Our toolkit enables access to raw gaze data and provides additional tools for processing them. However, it is limited to the data that is made available through APIs of the device. For instance, the API reports a joint gaze vector for both eyes, while many commercial binocular eye tracking glasses report separate gaze rays. This forces to intersect the gaze ray with the virtual environment to receive a point of gaze. Separate rays can be intersected to extract gaze points without intersecting any surface, and to infer the fixation depth. In addition, this gaze point can be used to find close-by AOIs. Our evaluation focuses on limited set of interaction settings that probably do not generalize to all possible settings in AR environments. However, with setting III, we include a more realistic setting that closer matches typical AR environments with a moving user and fixed visualizations. We cannot rule out effects due to the experiment order as it was identical for all participants.
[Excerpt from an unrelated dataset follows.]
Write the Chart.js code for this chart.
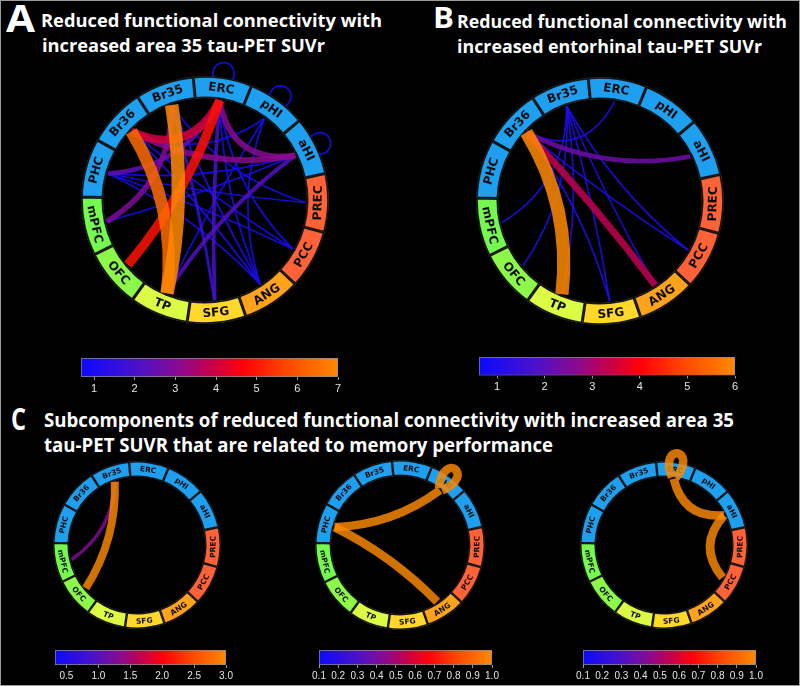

Currently, our toolkit is constrained to the Microsoft HoloLens 2 as eye tracking device. However, all device specific functionality is encapsulated in the data access layer. This makes it possible to adapt the toolkit to other eye tracking enabled AR devices in the future. However, the gaze estimation is device-specific: the results from our evaluation on spatial accuracy and spatial precision do not hold for other devices. In addition, the sampling rate might change which needs to be addressed by re-configuring the data pulling rate. The data access layer could also subscribe gaze events or connect to a signal stream, if this is supported by the new device.

6. Conclusions

In this work, we presented an open-source toolkit that enables eye tracking research in AR using the HoloLens 2 device. We addressed the gap of missing research tools by implementing a Unity 3D package for reliable gaze data acquisition and an R package for seamless data analysis. We received first positive feedback on our toolkit from two other research studies, proving its utility. We conducted a user study ($n=21$) to investigate the spatial accuracy and spatial precision of gaze data from our toolkit. The results suggest that the spatial accuracy increases when increasing the distance of fixation targets. Further, we found evidence that spatial accuracy and precision drop when participants are walking compared to standing still. Overall, the gaze estimation error is similar to recent head-mounted eye trackers without HMDs which shows the suitability of our toolkit for research applications. In future updates we will address the limitations of our toolkit as follows. We plan to add fully integrated support for video recording of the integrated camera using the data logger, as well as real-time streaming of video and gaze data. We will also investigate the effectiveness of attaching virtual AOIs to real objects for real-time gaze-to-AOI mapping. Further, we want to extend the functionality of our R package and integrate interfaces to existing gaze data processing tools, as well as integrate data access layers for other devices.